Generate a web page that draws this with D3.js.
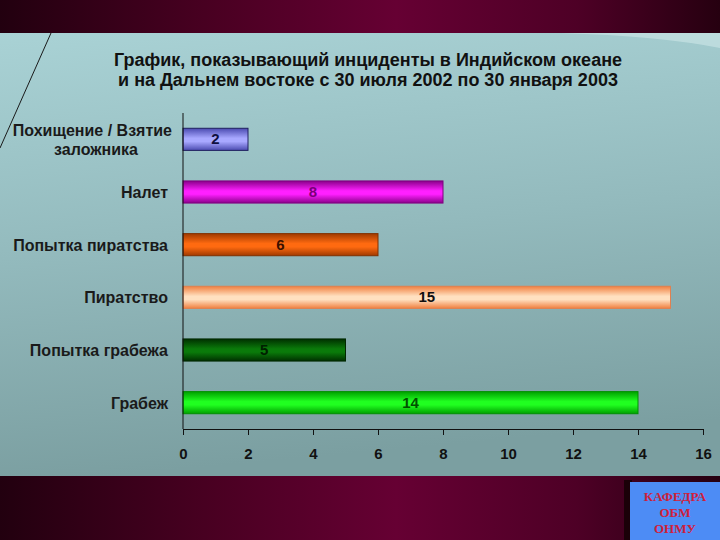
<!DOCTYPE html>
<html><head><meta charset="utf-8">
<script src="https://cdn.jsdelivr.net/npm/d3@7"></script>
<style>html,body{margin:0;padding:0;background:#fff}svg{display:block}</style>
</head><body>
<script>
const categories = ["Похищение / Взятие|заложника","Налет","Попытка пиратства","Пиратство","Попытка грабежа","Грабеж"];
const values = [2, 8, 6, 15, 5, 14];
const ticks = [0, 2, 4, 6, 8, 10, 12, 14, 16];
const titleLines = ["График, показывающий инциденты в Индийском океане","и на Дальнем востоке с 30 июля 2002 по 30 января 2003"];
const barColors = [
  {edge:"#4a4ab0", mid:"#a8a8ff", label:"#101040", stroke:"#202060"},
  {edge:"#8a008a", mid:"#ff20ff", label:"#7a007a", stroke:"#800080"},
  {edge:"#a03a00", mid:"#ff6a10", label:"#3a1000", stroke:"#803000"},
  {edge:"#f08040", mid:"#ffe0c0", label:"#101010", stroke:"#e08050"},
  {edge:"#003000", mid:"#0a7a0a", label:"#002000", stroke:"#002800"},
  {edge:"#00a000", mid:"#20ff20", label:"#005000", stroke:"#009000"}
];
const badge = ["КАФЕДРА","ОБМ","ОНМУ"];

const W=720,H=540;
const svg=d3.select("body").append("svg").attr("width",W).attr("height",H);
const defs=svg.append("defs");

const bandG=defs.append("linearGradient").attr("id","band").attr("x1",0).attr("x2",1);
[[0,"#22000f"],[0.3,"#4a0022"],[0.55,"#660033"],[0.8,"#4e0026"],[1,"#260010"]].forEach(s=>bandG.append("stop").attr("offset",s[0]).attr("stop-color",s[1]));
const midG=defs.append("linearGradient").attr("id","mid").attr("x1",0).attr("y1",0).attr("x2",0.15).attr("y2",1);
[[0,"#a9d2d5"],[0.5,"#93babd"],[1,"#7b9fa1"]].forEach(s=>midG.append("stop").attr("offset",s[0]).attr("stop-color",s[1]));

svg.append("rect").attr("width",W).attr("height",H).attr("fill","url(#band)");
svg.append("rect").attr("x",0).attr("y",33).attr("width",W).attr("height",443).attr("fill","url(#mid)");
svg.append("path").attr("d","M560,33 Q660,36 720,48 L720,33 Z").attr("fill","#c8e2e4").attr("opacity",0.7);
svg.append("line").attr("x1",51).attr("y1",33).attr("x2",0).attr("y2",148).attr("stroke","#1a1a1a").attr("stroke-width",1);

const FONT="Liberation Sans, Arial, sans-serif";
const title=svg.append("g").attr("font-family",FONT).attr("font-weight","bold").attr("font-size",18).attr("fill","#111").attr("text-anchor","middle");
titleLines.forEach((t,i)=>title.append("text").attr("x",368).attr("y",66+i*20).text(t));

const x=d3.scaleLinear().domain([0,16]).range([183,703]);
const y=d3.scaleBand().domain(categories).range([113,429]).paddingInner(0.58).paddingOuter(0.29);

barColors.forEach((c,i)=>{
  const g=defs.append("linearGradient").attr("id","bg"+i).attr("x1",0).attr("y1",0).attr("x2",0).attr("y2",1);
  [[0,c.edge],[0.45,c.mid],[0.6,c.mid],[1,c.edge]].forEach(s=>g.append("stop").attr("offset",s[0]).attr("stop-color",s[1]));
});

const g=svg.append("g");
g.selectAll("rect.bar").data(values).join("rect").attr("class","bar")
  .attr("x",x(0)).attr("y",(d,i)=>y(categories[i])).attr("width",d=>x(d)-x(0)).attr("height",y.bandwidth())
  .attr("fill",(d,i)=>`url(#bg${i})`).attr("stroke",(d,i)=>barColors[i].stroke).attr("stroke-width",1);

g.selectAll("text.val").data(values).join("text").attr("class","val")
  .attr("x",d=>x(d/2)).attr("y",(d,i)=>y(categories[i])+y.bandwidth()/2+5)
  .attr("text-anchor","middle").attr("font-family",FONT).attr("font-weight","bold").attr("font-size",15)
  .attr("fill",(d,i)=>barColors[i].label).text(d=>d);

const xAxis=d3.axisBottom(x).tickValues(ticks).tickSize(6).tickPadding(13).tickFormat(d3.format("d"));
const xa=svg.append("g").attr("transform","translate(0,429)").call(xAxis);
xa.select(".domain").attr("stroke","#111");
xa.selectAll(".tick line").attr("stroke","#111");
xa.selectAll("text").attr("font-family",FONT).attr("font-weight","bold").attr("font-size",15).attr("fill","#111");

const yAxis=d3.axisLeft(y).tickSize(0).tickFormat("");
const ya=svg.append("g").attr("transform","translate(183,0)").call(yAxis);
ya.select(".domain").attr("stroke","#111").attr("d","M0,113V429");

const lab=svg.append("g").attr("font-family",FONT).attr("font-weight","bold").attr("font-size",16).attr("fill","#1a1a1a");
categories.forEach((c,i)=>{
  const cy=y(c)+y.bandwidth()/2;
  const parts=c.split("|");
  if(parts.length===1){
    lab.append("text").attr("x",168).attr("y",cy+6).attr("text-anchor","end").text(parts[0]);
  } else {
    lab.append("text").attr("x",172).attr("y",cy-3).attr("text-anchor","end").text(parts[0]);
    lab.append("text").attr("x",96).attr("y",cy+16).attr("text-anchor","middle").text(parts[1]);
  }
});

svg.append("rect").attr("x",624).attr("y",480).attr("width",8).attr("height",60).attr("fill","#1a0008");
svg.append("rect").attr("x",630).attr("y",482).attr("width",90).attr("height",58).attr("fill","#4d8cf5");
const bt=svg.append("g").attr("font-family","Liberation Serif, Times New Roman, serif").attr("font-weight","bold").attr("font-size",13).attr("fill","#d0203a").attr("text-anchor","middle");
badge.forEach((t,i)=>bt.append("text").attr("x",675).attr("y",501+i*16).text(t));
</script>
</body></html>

* Written task *
Every line should be retyped exactly, with the pictures omitted.

* The response *
Generate a web page that draws this with D3.js.
<!DOCTYPE html>
<html><head><meta charset="utf-8">
<script src="https://cdn.jsdelivr.net/npm/d3@7"></script>
<style>html,body{margin:0;padding:0;background:#fff}svg{display:block}</style>
</head><body>
<script>
const categories = ["Похищение / Взятие|заложника","Налет","Попытка пиратства","Пиратство","Попытка грабежа","Грабеж"];
const values = [2, 8, 6, 15, 5, 14];
const ticks = [0, 2, 4, 6, 8, 10, 12, 14, 16];
const titleLines = ["График, показывающий инциденты в Индийском океане","и на Дальнем востоке с 30 июля 2002 по 30 января 2003"];
const barColors = [
  {edge:"#4a4ab0", mid:"#a8a8ff", label:"#101040", stroke:"#202060"},
  {edge:"#8a008a", mid:"#ff20ff", label:"#7a007a", stroke:"#800080"},
  {edge:"#a03a00", mid:"#ff6a10", label:"#3a1000", stroke:"#803000"},
  {edge:"#f08040", mid:"#ffe0c0", label:"#101010", stroke:"#e08050"},
  {edge:"#003000", mid:"#0a7a0a", label:"#002000", stroke:"#002800"},
  {edge:"#00a000", mid:"#20ff20", label:"#005000", stroke:"#009000"}
];
const badge = ["КАФЕДРА","ОБМ","ОНМУ"];

const W=720,H=540;
const svg=d3.select("body").append("svg").attr("width",W).attr("height",H);
const defs=svg.append("defs");

const bandG=defs.append("linearGradient").attr("id","band").attr("x1",0).attr("x2",1);
[[0,"#22000f"],[0.3,"#4a0022"],[0.55,"#660033"],[0.8,"#4e0026"],[1,"#260010"]].forEach(s=>bandG.append("stop").attr("offset",s[0]).attr("stop-color",s[1]));
const midG=defs.append("linearGradient").attr("id","mid").attr("x1",0).attr("y1",0).attr("x2",0.15).attr("y2",1);
[[0,"#a9d2d5"],[0.5,"#93babd"],[1,"#7b9fa1"]].forEach(s=>midG.append("stop").attr("offset",s[0]).attr("stop-color",s[1]));

svg.append("rect").attr("width",W).attr("height",H).attr("fill","url(#band)");
svg.append("rect").attr("x",0).attr("y",33).attr("width",W).attr("height",443).attr("fill","url(#mid)");
svg.append("path").attr("d","M560,33 Q660,36 720,48 L720,33 Z").attr("fill","#c8e2e4").attr("opacity",0.7);
svg.append("line").attr("x1",51).attr("y1",33).attr("x2",0).attr("y2",148).attr("stroke","#1a1a1a").attr("stroke-width",1);

const FONT="Liberation Sans, Arial, sans-serif";
const title=svg.append("g").attr("font-family",FONT).attr("font-weight","bold").attr("font-size",18).attr("fill","#111").attr("text-anchor","middle");
titleLines.forEach((t,i)=>title.append("text").attr("x",368).attr("y",66+i*20).text(t));

const x=d3.scaleLinear().domain([0,16]).range([183,703]);
const y=d3.scaleBand().domain(categories).range([113,429]).paddingInner(0.58).paddingOuter(0.29);

barColors.forEach((c,i)=>{
  const g=defs.append("linearGradient").attr("id","bg"+i).attr("x1",0).attr("y1",0).attr("x2",0).attr("y2",1);
  [[0,c.edge],[0.45,c.mid],[0.6,c.mid],[1,c.edge]].forEach(s=>g.append("stop").attr("offset",s[0]).attr("stop-color",s[1]));
});

const g=svg.append("g");
g.selectAll("rect.bar").data(values).join("rect").attr("class","bar")
  .attr("x",x(0)).attr("y",(d,i)=>y(categories[i])).attr("width",d=>x(d)-x(0)).attr("height",y.bandwidth())
  .attr("fill",(d,i)=>`url(#bg${i})`).attr("stroke",(d,i)=>barColors[i].stroke).attr("stroke-width",1);

g.selectAll("text.val").data(values).join("text").attr("class","val")
  .attr("x",d=>x(d/2)).attr("y",(d,i)=>y(categories[i])+y.bandwidth()/2+5)
  .attr("text-anchor","middle").attr("font-family",FONT).attr("font-weight","bold").attr("font-size",15)
  .attr("fill",(d,i)=>barColors[i].label).text(d=>d);

const xAxis=d3.axisBottom(x).tickValues(ticks).tickSize(6).tickPadding(13).tickFormat(d3.format("d"));
const xa=svg.append("g").attr("transform","translate(0,429)").call(xAxis);
xa.select(".domain").attr("stroke","#111");
xa.selectAll(".tick line").attr("stroke","#111");
xa.selectAll("text").attr("font-family",FONT).attr("font-weight","bold").attr("font-size",15).attr("fill","#111");

const yAxis=d3.axisLeft(y).tickSize(0).tickFormat("");
const ya=svg.append("g").attr("transform","translate(183,0)").call(yAxis);
ya.select(".domain").attr("stroke","#111").attr("d","M0,113V429");

const lab=svg.append("g").attr("font-family",FONT).attr("font-weight","bold").attr("font-size",16).attr("fill","#1a1a1a");
categories.forEach((c,i)=>{
  const cy=y(c)+y.bandwidth()/2;
  const parts=c.split("|");
  if(parts.length===1){
    lab.append("text").attr("x",168).attr("y",cy+6).attr("text-anchor","end").text(parts[0]);
  } else {
    lab.append("text").attr("x",172).attr("y",cy-3).attr("text-anchor","end").text(parts[0]);
    lab.append("text").attr("x",96).attr("y",cy+16).attr("text-anchor","middle").text(parts[1]);
  }
});

svg.append("rect").attr("x",624).attr("y",480).attr("width",8).attr("height",60).attr("fill","#1a0008");
svg.append("rect").attr("x",630).attr("y",482).attr("width",90).attr("height",58).attr("fill","#4d8cf5");
const bt=svg.append("g").attr("font-family","Liberation Serif, Times New Roman, serif").attr("font-weight","bold").attr("font-size",13).attr("fill","#d0203a").attr("text-anchor","middle");
badge.forEach((t,i)=>bt.append("text").attr("x",675).attr("y",501+i*16).text(t));
</script>
</body></html>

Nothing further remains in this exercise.